Casi 100 años después, podríamos preguntarnos si seguiría escribiendo hoy esas palabras, habiendo visto el desarrollo de los siglos XX y XXI. A posteriori, parecen inapropiadamente optimistas. Por supuesto, nunca lo sabremos e incluso el anarquista más doctrinario puede admitir que la democracia desempeñó un papel en el éxito de Estados Unidos y Occidente.
Pero ha habido bajas tanto literales como figuradas a lo largo del camino y más se harán evidentes en las próximas décadas. El consenso de la élite occidental, a favor del globalismo, un vago “neoliberalismo” y la socialdemocracia linda con impulsos nacionalistas y de ruptura. El si se permitirá la “democracia” cuando vaya contra el sentimiento de la élite es en buena medida una cuestión abierta y a la gente no se le engaña tan fácilmente diciendo que los proyectos globalistas son en todo caso democráticos.
Es muy importante entender que Mises veía la autodeterminación como el máximo fin político y por tanto argumentaba con vigor contra el universalismo y a favor de la subdivisión política cuando fuera necesario y viable. Reordenar las instituciones políticas creando unidades más pequeñas o abandonándolas del todo a través de la secesión era la respuesta de Mises a la pregunta de cómo podía protegerse a las minorías políticas. Los movimientos de ruptura eran la válvula de seguridad en la concepción de la democracia de Mises:
El derecho de autodeterminación con respecto a la cuestión de la membresía en un estado significa por tanto: siempre que se sepa, por medio de un plebiscito realizado con libertad, que los habitantes de un territorio particular, ya sea un único pueblo, todo un distrito o una serie de distritos adyacentes, ya no desean permanecer unidos al estado al que pertenecen ese momento, sino que desean, o formar un estado independiente, o unirse a algún otro estado, sus deseos tendrían que respetarse y cumplirse. Es la única manera viable y eficaz de impedir revoluciones y guerras civiles e internacionales.

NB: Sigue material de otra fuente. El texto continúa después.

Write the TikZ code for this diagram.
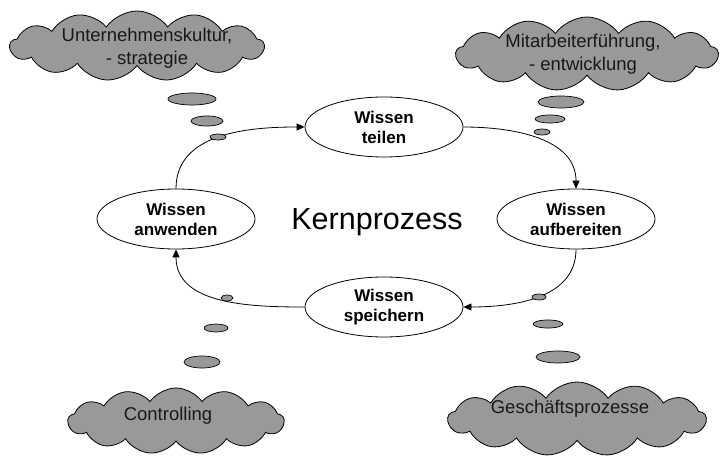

En algún momento los estadounidenses de todas las inclinaciones ideológicas tienen que formularse una pregunta: si se cree realmente que el 30, el 40 o el 50% de la población es imposible de redimir, completamente inmoral, estúpida, fascista, racista o comunista, ¿qué debería hacerse? ¿Habría que matarlos? ¿Deportarlos? ¿Encerrarlos en campos de concentración? ¿Reeducarlos contra su voluntad hasta que voten correctamente? ¿Relegarlos a una casta inferior política, social y económicamente? ¿Tolerarlos, pero castigarlos en elecciones futuras?
¿O deberíamos escuchar a Mises y elevar la separación política, el federalismo y el localismo a los máximos principios políticos?
El gobierno de arriba abajo desde Washington no está funcionando y de hecho está deprimiendo a la gente y haciendo que tenga pensamientos impensables acerca de una guerra civil. El sentimiento a favor y en contra de Trump está destruyendo la cohesión social, el “derecho” real en cualquier sociedad. ¿Y por qué? ¿Por diferencias políticas entre los partidos que nunca levantan un dedo contra la guerra, el poder estatal, los subsidios o la Fed?
Hacen falta 70 millones de votos para controlar la Casa Blanca y el estado administrativo (profundo) puede estar fuera del alcance de incluso una abrumadora mayoría política. No importa dónde se esté ideológicamente, el riesgo de convertirse en una minoría política marginada crece cuando crece el poder del estado. Es hora de dejar de tratar de apoderarse de Washington y empezar a hablar de soluciones realistas de ruptura o federalistas, incluso bajo el paraguas de la continuación del estado federal. Las elecciones de 2018 y 2020 no resolverán nuestros problemas, solo los empeorarán. Al menos 50 o 60 millones de estadounidenses, un grupo mucho más grande que la mayoría de los países, se verá sin representación política y gobernado por un gobierno percibido como hostil, sin que importe de que candidatos o partidos ganen.
Si la ruptura parece impensable, también lo es la guerra civil. ¿Está grabado en piedra que 330 millones de personas deban vivir bajo una jurisdicción federal remota en todo caso y para siempre?